For the born-and-bred Southerner, few culinary experiences rival the intense satisfaction of biting into perfectly fried okra.
“Whether it was at Sunday dinner, in a cafeteria or in a restaurant, a meal simply wasn’t complete without fried okra,” said Marcus Davis, who owns Kulture, a Southern restaurant in his native Houston, where Black food takes center stage.
For generations, Southerners have boiled and steamed the okra pod, or used it as a nutritious thickener for soups and stews. But it is the fried version that is most beloved. A handful or two of fried okra is often served at restaurants or by home cooks as an appetizer or a side dish. There’s a familiar structure to it: Textured, forest-green pods are typically sliced into small rounds, coated in a seasoned batter and fried to a cook’s liking (deep or pan-fried).

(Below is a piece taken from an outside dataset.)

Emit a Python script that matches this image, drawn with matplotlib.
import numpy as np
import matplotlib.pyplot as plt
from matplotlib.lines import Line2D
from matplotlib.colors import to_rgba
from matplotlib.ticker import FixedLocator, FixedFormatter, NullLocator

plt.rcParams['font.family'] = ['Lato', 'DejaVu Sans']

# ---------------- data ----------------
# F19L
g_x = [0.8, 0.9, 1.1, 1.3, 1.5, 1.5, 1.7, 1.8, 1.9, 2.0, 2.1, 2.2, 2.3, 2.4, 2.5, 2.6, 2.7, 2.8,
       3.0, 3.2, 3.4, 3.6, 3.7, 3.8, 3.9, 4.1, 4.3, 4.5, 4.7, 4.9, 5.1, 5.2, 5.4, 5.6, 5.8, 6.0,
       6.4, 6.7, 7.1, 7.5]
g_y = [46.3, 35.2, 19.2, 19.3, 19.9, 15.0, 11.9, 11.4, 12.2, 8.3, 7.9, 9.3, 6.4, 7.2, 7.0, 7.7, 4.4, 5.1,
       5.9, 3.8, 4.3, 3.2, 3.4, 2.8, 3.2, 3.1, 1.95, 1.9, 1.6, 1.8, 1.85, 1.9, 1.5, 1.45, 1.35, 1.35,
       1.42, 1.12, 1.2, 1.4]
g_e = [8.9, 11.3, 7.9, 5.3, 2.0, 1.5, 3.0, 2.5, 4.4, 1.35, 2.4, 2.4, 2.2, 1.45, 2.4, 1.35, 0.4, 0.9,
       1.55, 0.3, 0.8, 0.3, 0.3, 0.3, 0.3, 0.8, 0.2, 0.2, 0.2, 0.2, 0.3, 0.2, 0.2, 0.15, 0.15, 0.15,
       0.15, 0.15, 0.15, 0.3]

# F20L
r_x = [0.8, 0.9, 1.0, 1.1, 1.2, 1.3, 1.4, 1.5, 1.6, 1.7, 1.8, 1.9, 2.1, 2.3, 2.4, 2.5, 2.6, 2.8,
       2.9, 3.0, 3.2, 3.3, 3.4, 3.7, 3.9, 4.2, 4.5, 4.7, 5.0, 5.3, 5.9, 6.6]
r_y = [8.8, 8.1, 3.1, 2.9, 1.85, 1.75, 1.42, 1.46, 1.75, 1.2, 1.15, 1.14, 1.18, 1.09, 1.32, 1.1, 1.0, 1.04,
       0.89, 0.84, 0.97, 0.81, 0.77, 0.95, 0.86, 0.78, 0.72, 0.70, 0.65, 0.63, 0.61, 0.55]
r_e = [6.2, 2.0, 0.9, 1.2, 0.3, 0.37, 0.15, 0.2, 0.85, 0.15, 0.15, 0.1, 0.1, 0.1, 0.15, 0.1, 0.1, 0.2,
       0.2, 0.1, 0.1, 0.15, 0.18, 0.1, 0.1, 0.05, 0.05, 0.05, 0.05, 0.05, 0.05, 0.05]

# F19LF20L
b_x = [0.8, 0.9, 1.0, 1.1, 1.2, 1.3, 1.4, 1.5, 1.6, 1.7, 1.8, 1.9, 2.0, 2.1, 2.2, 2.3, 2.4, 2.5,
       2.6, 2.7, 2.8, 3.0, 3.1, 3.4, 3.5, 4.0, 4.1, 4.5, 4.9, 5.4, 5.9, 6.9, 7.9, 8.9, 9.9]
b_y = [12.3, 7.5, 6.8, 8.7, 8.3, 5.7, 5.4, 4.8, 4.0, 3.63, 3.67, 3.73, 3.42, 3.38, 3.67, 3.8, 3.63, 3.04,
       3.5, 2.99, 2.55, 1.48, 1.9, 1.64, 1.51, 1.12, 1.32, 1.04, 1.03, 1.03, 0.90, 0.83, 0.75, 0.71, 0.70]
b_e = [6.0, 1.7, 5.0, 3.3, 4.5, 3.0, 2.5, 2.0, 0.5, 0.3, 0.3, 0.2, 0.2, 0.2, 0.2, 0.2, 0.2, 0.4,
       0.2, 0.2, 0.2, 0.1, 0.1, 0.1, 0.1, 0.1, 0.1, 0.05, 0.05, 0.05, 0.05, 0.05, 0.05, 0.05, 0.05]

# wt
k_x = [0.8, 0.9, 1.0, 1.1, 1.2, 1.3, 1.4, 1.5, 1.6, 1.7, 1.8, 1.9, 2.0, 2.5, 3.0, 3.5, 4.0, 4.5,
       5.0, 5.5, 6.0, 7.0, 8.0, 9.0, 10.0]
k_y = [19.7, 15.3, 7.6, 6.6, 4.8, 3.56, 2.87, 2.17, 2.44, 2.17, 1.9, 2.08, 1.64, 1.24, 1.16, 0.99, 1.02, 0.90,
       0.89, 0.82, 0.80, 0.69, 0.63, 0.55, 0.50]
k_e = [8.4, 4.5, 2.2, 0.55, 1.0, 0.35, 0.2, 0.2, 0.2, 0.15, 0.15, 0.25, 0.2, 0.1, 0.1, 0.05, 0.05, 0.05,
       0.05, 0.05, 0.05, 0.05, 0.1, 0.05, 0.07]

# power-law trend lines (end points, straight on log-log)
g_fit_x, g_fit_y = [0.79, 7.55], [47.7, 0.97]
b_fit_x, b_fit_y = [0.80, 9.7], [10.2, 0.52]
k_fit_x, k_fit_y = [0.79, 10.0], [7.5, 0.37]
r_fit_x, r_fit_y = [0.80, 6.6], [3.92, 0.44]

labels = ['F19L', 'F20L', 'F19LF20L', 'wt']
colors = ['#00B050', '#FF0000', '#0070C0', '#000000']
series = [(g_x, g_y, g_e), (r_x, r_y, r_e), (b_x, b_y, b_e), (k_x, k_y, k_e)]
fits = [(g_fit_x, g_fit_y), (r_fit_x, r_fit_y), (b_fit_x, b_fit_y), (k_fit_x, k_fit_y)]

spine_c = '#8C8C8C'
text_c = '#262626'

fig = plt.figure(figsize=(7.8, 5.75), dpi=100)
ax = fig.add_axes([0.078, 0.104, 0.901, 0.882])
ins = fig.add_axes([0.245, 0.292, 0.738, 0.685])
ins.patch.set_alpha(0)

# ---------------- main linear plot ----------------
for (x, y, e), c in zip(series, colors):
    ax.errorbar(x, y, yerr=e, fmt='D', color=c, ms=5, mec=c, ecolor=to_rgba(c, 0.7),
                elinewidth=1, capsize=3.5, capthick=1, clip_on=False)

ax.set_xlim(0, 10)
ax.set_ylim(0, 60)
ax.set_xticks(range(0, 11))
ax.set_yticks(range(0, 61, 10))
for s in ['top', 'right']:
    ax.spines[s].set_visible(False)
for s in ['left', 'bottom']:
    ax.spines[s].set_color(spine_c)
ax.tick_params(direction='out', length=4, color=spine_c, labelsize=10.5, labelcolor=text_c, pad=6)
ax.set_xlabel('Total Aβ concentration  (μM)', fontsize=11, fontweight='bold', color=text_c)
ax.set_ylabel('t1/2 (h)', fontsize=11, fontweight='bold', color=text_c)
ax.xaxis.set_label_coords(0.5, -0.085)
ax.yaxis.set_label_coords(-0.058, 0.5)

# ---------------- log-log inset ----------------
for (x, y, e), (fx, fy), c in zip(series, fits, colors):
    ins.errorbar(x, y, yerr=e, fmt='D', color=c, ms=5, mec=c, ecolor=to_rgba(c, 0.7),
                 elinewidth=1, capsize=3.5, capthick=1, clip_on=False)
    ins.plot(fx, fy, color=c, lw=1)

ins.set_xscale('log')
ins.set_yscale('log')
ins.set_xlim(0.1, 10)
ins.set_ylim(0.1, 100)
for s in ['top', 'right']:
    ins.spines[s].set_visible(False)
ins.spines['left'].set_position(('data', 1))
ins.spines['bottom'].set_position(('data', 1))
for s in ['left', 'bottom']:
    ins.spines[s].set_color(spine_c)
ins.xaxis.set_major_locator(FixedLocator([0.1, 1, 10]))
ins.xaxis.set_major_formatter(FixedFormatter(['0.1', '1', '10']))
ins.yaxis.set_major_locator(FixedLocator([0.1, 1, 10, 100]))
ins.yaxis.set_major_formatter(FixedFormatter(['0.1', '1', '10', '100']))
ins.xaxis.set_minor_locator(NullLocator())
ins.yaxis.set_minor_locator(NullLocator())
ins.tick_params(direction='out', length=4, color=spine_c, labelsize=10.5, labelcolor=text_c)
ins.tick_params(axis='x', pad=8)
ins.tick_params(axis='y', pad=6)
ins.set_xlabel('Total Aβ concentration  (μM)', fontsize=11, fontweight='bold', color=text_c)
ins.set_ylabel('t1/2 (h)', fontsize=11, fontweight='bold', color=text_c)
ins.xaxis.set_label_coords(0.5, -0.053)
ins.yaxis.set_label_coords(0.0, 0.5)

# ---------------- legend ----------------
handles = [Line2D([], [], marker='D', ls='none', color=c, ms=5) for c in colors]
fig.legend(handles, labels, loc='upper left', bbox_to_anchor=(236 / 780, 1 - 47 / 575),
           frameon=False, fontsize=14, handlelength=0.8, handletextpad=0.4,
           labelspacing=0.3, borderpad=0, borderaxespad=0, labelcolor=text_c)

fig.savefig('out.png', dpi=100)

What makes fried okra so special is more than how it’s prepared: It’s how the dish reflects the spirit of the Black American cooks who have preserved its legacy, while creating their own versions and interpretations.
“When I see fried okra, I think about the bigger picture of us as Africans in America,” Mr. Davis said. “I think about the trans-Atlantic slave trade. I think about how okra got here, and I think about what the crop means and has meant historically in our nation. I’m hoping that, when people are eating our fried okra, they’re thinking about some of those things, too.”
Derek S. Hicks, an associate professor of religion and culture at Wake Forest University, has studied African American religion and foodways throughout much of his academic career. In his work, he notes that the word okra comes from the Igbo language of Nigeria, and argues that, while the exact origins of fried okra are unclear, the technique of frying the vegetable most likely stems from West Africa.
“Deep frying was used by African cooks for a variety of foods, such as yams, okra, plantains and bananas,” Mr. Hicks said, adding, “enslaved people would have prepared many foods this way during Colonial and Antebellum periods.”
At Kulture, Mr. Davis gives a rotating group of young Black chefs a place to iterate on classic dishes like oxtail ragout, fried fish fillets and Johnny cakes. The form of fried okra changes depending on the chef. In a recent version, the okra was sliced lengthwise down the middle, coated in a tempura batter, then deep fried and served with a homemade hot sauce.
“Having fried okra on the menu was meant to give the chefs the opportunity to present their interpretation of what their grandma had put in front of them so many years ago,” Mr. Davis said.
But, for some Black Americans, simplicity is key.
“My focus is making sure you can taste okra,” said the Gullah Geechee cook Emily Meggett. To Mrs. Meggett, the author of “Gullah Geechee Home Cooking: Recipes from the Matriarch of Edisto Island” (a book I co-wrote), a good taste of okra is a taste of the Black American South.
She dislikes the heavy batter found in many fried okra dishes at Southern restaurants. So she opts for okra touched with just enough cornmeal and pan-fries the vegetable.
Some cooks prefer using frozen cut okra, but for Joseph J. Boudreaux III, a partner in Tipping Point Coffee in Houston, fresh okra yields the best flavor and the best texture.
“Okra is one of my favorite vegetables, so the idea of taking it and turning it into this really flavorful side has always been something I’ve appreciated about our culture,” he said.
His fried okra also takes cues from his father, Joseph, an avid gardener originally from Breaux Bridge, La.
“The way I see my dad do it, he doesn’t use recipes or anything like that,” the younger Mr. Boudreaux said. “It’s always been by feeling. And so that’s essentially what I did when I made my own fried okra recipe.”
He prioritizes a well-seasoned cornmeal batter — and uses fresh okra from his father’s garden nearby.
“I guess I channeled the ancestors a little bit,” he said.